The bible is dangerous for you and your phone
For the religiously-inclined the appeal of installing an electronic bible on a phone is (somewhat) understandable. But as well as providing a biblical fix when out and about, apps of a religious bent could also harbor a worrying payload.
The Threat Insight team from Proofpoint looked at thousands of iOS and Android apps, and found that a disturbing percentage of seemingly innocent apps pose a threat to users. Apps were found to include secret tracking components, as well as data-stealing elements and the ability to make unauthorized calls. The figures make for frightening reading.
The security team looked at a total of 38,000 apps in the App Store and Google Play, and found that 3.7 percent of 'Bible apps' featured malicious code. The problem of Trojan flashlight apps continues, and Threat Insight found that these apps were transmitting personal user data to hundreds of servers in dozens of countries.

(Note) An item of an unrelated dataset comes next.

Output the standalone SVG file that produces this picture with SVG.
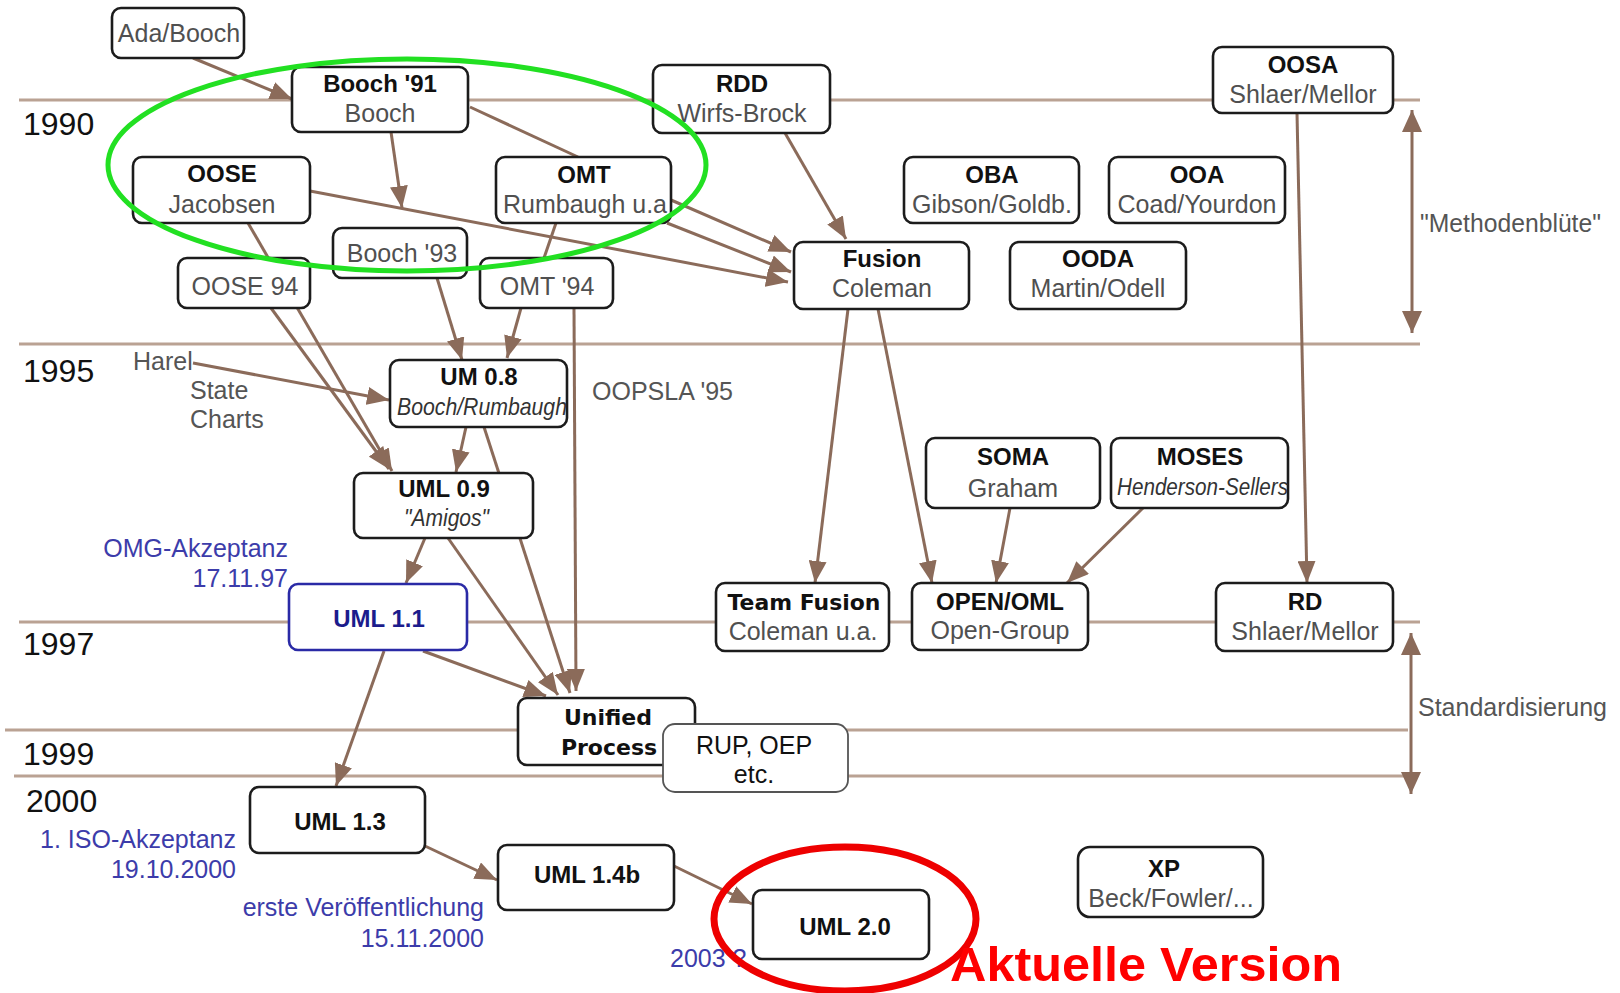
<svg xmlns="http://www.w3.org/2000/svg" width="1620" height="993" viewBox="0 0 1620 993">
<style>
.bg{fill:#fff}
.yl{stroke:#baa293;stroke-width:3;fill:none}
.c{stroke:#8b6b5a;stroke-width:3;fill:none}
.ca{stroke:#8b6b5a;stroke-width:3;fill:none;marker-end:url(#ah)}
.box{fill:#fff;stroke:#1c1c1c;stroke-width:2.6}
.t{font-family:"Liberation Sans",Arial,sans-serif;font-weight:bold;font-size:24px;fill:#111;text-anchor:middle}
.v{font-family:"DejaVu Sans",Verdana,sans-serif;font-weight:bold;font-size:22px;fill:#111;text-anchor:middle}
.s{font-family:"Liberation Sans",Arial,sans-serif;font-size:25px;fill:#505050;text-anchor:middle}
.i{font-family:"Liberation Sans",Arial,sans-serif;font-size:24px;font-style:italic;fill:#333}
.yr{font-family:"Liberation Sans",Arial,sans-serif;font-size:32px;fill:#111}
.g{font-family:"Liberation Sans",Arial,sans-serif;font-size:25px;fill:#555}
.bl{font-family:"Liberation Sans",Arial,sans-serif;font-size:25px;fill:#3c3caa;text-anchor:end}
</style>
<defs>
<marker id="ah" markerUnits="userSpaceOnUse" markerWidth="22" markerHeight="18" refX="22" refY="9" orient="auto" viewBox="0 0 22 18"><path d="M0,0 L22,9 L0,18 z" fill="#8b6b5a"/></marker>
<marker id="ah2" markerUnits="userSpaceOnUse" markerWidth="22" markerHeight="20" refX="22" refY="10" orient="auto-start-reverse" viewBox="0 0 22 20"><path d="M0,0 L22,10 L0,20 z" fill="#8b6b5a"/></marker>
</defs>
<rect class="bg" x="0" y="0" width="1620" height="993"/>

<g id="timeline">
<line class="yl" x1="19" y1="100" x2="1420" y2="100"/>
<line class="yl" x1="19" y1="344" x2="1420" y2="344"/>
<line class="yl" x1="19" y1="622" x2="1420" y2="622"/>
<line class="yl" x1="5" y1="730" x2="1408" y2="730"/>
<line class="yl" x1="14" y1="776" x2="1408" y2="776"/>
<text class="yr" x="23" y="135">1990</text>
<text class="yr" x="23" y="382">1995</text>
<text class="yr" x="23" y="655">1997</text>
<text class="yr" x="23" y="765">1999</text>
<text class="yr" x="26" y="812">2000</text>
</g>

<g id="connectors">
<line class="ca" x1="193" y1="58" x2="292" y2="99"/>
<line class="ca" x1="391" y1="132" x2="402" y2="208"/>
<line class="c" x1="470" y1="107" x2="578" y2="157"/>
<line class="ca" x1="310" y1="191" x2="788" y2="282"/>
<line class="ca" x1="671" y1="200" x2="791" y2="252"/>
<line class="ca" x1="667" y1="223" x2="791" y2="272"/>
<line class="ca" x1="785" y1="133" x2="846" y2="239"/>
<line class="c" x1="556" y1="223" x2="544" y2="258"/>
<line class="ca" x1="248" y1="223" x2="392" y2="471"/>
<line class="ca" x1="271" y1="308" x2="389" y2="469"/>
<line class="ca" x1="437" y1="278" x2="462" y2="360"/>
<line class="ca" x1="521" y1="308" x2="507" y2="358"/>
<line class="ca" x1="193" y1="363" x2="389" y2="400"/>
<line class="ca" x1="466" y1="427" x2="456" y2="472"/>
<line class="ca" x1="484" y1="427" x2="570" y2="693"/>
<line class="ca" x1="448" y1="538" x2="558" y2="695"/>
<line class="ca" x1="574" y1="308" x2="576" y2="691"/>
<line class="ca" x1="423" y1="651" x2="546" y2="696"/>
<line class="ca" x1="425" y1="538" x2="406" y2="583"/>
<line class="ca" x1="384" y1="651" x2="336" y2="786"/>
<line class="ca" x1="425" y1="846" x2="497" y2="880"/>
<line class="ca" x1="674" y1="866" x2="752" y2="904"/>
<line class="ca" x1="848" y1="309" x2="815" y2="583"/>
<line class="ca" x1="878" y1="309" x2="932" y2="583"/>
<line class="ca" x1="1010" y1="508" x2="996" y2="583"/>
<line class="ca" x1="1143" y1="508" x2="1067" y2="583"/>
<line class="ca" x1="1297" y1="113" x2="1307" y2="583"/>
<line class="c" x1="1412" y1="110" x2="1412" y2="333" marker-start="url(#ah2)" marker-end="url(#ah2)"/>
<line class="c" x1="1411" y1="633" x2="1411" y2="794" marker-start="url(#ah2)" marker-end="url(#ah2)"/>
</g>

<g id="labels">
<text class="g" x="133" y="370">Harel</text>
<text class="g" x="190" y="399">State</text>
<text class="g" x="190" y="428">Charts</text>
<text class="g" x="592" y="400">OOPSLA '95</text>
<text class="g" x="1420" y="232" font-size="24" textLength="181" lengthAdjust="spacingAndGlyphs">"Methodenblüte"</text>
<text class="g" x="1418" y="716" font-size="24">Standardisierung</text>
<text class="bl" x="288" y="557">OMG-Akzeptanz</text>
<text class="bl" x="288" y="587">17.11.97</text>
<text class="bl" x="236" y="848">1. ISO-Akzeptanz</text>
<text class="bl" x="236" y="878">19.10.2000</text>
<text class="bl" x="484" y="916">erste Veröffentlichung</text>
<text class="bl" x="484" y="947">15.11.2000</text>
<text class="bl" x="670" y="967" style="text-anchor:start">2003 ?</text>
</g>

<g id="n-adabooch"><rect class="box" x="112" y="8" width="132" height="50" rx="9"/><text class="s" x="179" y="42">Ada/Booch</text></g>
<g id="n-booch91"><rect class="box" x="292" y="67" width="176" height="65" rx="9"/><text class="t" x="380" y="92">Booch '91</text><text class="s" x="380" y="122">Booch</text></g>
<g id="n-oose"><rect class="box" x="133" y="157" width="177" height="66" rx="9"/><text class="t" x="222" y="182">OOSE</text><text class="s" x="222" y="213">Jacobsen</text></g>
<g id="n-omt"><rect class="box" x="496" y="157" width="175" height="66" rx="9"/><text class="t" x="584" y="183">OMT</text><text class="s" x="585" y="213">Rumbaugh u.a</text></g>
<g id="n-booch93"><rect class="box" x="333" y="228" width="134" height="50" rx="9"/><text class="s" x="402" y="262">Booch '93</text></g>
<g id="n-oose94"><rect class="box" x="178" y="258" width="132" height="50" rx="9"/><text class="s" x="245" y="295">OOSE 94</text></g>
<g id="n-omt94"><rect class="box" x="480" y="258" width="133" height="50" rx="9"/><text class="s" x="547" y="295">OMT '94</text></g>
<g id="n-rdd"><rect class="box" x="653" y="65" width="177" height="68" rx="9"/><text class="t" x="742" y="92">RDD</text><text class="s" x="742" y="122">Wirfs-Brock</text></g>
<g id="n-oosa"><rect class="box" x="1213" y="47" width="180" height="66" rx="9"/><text class="t" x="1303" y="73">OOSA</text><text class="s" x="1303" y="103">Shlaer/Mellor</text></g>
<g id="n-oba"><rect class="box" x="904" y="157" width="175" height="66" rx="9"/><text class="t" x="992" y="183">OBA</text><text class="s" x="992" y="213">Gibson/Goldb.</text></g>
<g id="n-ooa"><rect class="box" x="1109" y="157" width="176" height="66" rx="9"/><text class="t" x="1197" y="183">OOA</text><text class="s" x="1197" y="213">Coad/Yourdon</text></g>
<g id="n-fusion"><rect class="box" x="794" y="242" width="175" height="67" rx="9"/><text class="t" x="882" y="267">Fusion</text><text class="s" x="882" y="297">Coleman</text></g>
<g id="n-ooda"><rect class="box" x="1010" y="242" width="176" height="67" rx="9"/><text class="t" x="1098" y="267">OODA</text><text class="s" x="1098" y="297">Martin/Odell</text></g>
<g id="n-um08"><rect class="box" x="390" y="360" width="177" height="67" rx="9"/><text class="t" x="479" y="385">UM 0.8</text><text class="i" x="397" y="415" textLength="170" lengthAdjust="spacingAndGlyphs">Booch/Rumbaugh</text></g>
<g id="n-uml09"><rect class="box" x="354" y="473" width="179" height="65" rx="9"/><text class="t" x="444" y="497">UML 0.9</text><text class="i" x="404" y="526" textLength="85" lengthAdjust="spacingAndGlyphs">"Amigos"</text></g>
<g id="n-uml11"><rect x="289" y="584" width="178" height="66" rx="9" fill="#fff" stroke="#2a2aa6" stroke-width="2.6"/><text class="t" x="379" y="627" font-size="25" style="fill:#1c1c8c">UML 1.1</text></g>
<g id="n-soma"><rect class="box" x="926" y="438" width="174" height="70" rx="9"/><text class="t" x="1013" y="465">SOMA</text><text class="s" x="1013" y="497">Graham</text></g>
<g id="n-moses"><rect class="box" x="1111" y="438" width="177" height="70" rx="9"/><text class="t" x="1200" y="465">MOSES</text><text class="i" x="1117" y="495" textLength="171" lengthAdjust="spacingAndGlyphs">Henderson-Sellers</text></g>
<g id="n-teamfusion"><rect class="box" x="716" y="583" width="173" height="68" rx="9"/><text class="v" x="804" y="610" textLength="153" lengthAdjust="spacingAndGlyphs">Team Fusion</text><text class="s" x="803" y="640">Coleman u.a.</text></g>
<g id="n-openoml"><rect class="box" x="912" y="583" width="176" height="67" rx="9"/><text class="t" x="1000" y="610">OPEN/OML</text><text class="s" x="1000" y="639">Open-Group</text></g>
<g id="n-rd"><rect class="box" x="1216" y="583" width="177" height="68" rx="9"/><text class="t" x="1305" y="610">RD</text><text class="s" x="1305" y="640">Shlaer/Mellor</text></g>
<g id="n-up"><rect class="box" x="518" y="698" width="177" height="67" rx="9"/><text class="v" x="608" y="725">Unified</text><text class="v" x="609" y="755">Process</text></g>
<g id="n-rup"><rect x="663" y="724" width="185" height="68" rx="12" fill="#fff" stroke="#555" stroke-width="1.8"/><text class="s" x="754" y="754" font-size="26" style="fill:#111">RUP, OEP</text><text class="s" x="754" y="783" font-size="26" style="fill:#111">etc.</text></g>
<g id="n-uml13"><rect class="box" x="250" y="787" width="175" height="66" rx="9"/><text class="t" x="340" y="830">UML 1.3</text></g>
<g id="n-uml14b"><rect class="box" x="498" y="845" width="176" height="65" rx="9"/><text class="t" x="587" y="883">UML 1.4b</text></g>
<g id="n-uml20"><rect class="box" x="753" y="890" width="176" height="69" rx="9"/><text class="t" x="845" y="935">UML 2.0</text></g>
<g id="n-xp"><rect class="box" x="1078" y="847" width="185" height="70" rx="12"/><text class="t" x="1164" y="877">XP</text><text class="s" x="1171" y="907">Beck/Fowler/...</text></g>

<g id="highlights">
<ellipse cx="407" cy="165" rx="299" ry="106" fill="none" stroke="#22e022" stroke-width="5"/>
<ellipse cx="845" cy="919" rx="131" ry="72" fill="none" stroke="#ee0000" stroke-width="7"/>
<text x="950" y="981" font-family="'Liberation Sans',Arial,sans-serif" font-weight="bold" font-size="48" fill="#ff0000" textLength="392" lengthAdjust="spacingAndGlyphs">Aktuelle Version</text>
</g>
</svg>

Kevin Epstein, VP of Threat Operations says
When it comes to malicious apps, apparently nothing is sacred. The surprising prevalence of riskware in religious texts' apps provides further evidence that mobile users -- and their employers -- need to be far more security-conscious. The findings are also a valuable reminder of the importance of a mobile app security strategy for organizations. To protect employees and users from unscrupulous scammers and cybercriminals -- and against riskware and malicious apps in general -- organizations should define policies and deploy solutions that enable them to identify and control these apps before they can impact the organization's security posture.
But these are certainly not the only targets for malware; gambling apps were also found to be dangerous. Threat Insight reports that almost 14 percent of such apps exhibited 'risky behavior'.